The opening of dove season marks the beginning of my favorite time of the year. Soon the temperatures will drop and the sounds of migrating waterfowl will be ringing in my ears.
Many game chefs prefer to slow-cook doves, often in a tomato-based sauce and then served over a starch such as soft, cheesy polenta or rice. I prefer the “fast and hot” method where the finished birds are crispy on the outside and a juicy medium-rare at the center of the breast. The cleaned and plucked birds may be pan-seared with a bit of olive oil over medium-high heat, cooked under a broiler or barbecued over a bed of smoky coals.
Sweet and Sour Doves
- 12-16 whole doves skin intact
- *** salt and pepper
- 2 tablespoons olive oil
- 4 garlic cloves minced
- 1/3 cup yellow onion finely diced
- 1/4 cup brown sugar
- 2 cups dry red wine
- 2 tablespoons balsamic vinegar or substitute red wine vinegar
- 1 cup beef broth
- 1 tablespoon Worcestershire sauce
- 3 tablespoons tomato purée
- 4 ounces chilled butter cut into 5 pieces
- Season doves with salt and pepper. Cover and refrigerate for 30 minutes. Meanwhile, heat olive oil in a medium sauce pan over medium-high heat. Add garlic and onion and sauté for 2 to 3 minutes. Add brown sugar and cook until sugar melts and turns to liquid. Add remaining ingredients except butter. Reduce contents by boiling, uncovered, until there is approximately 1 1/2 cups of liquid. Remove pan from heat and whisk in butter, one piece at a time until sauce is thickened.

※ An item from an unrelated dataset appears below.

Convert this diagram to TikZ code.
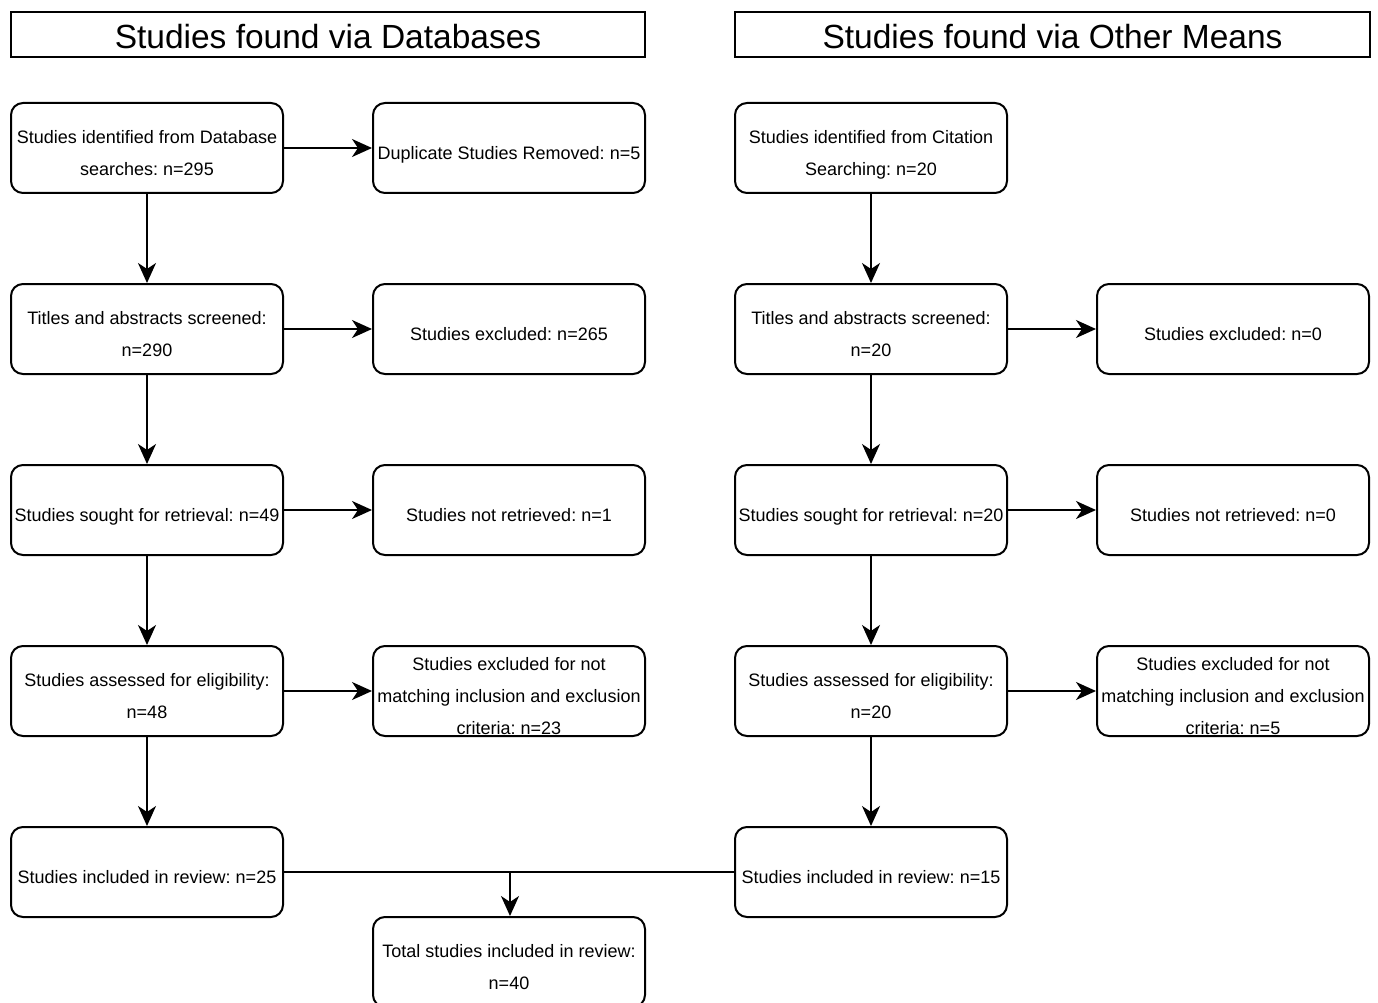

- Baste doves briefly with sauce and cook to medium-rare. I prefer the barbecue method which takes approximately 5 to 7 minutes while turning occasionally over a medium-hot bed of coals. When cooked, spoon sauce over doves and serve with warm rice. If you need to reheat the sauce, do so over very low heat while stirring. Do not boil or the sauce will separate.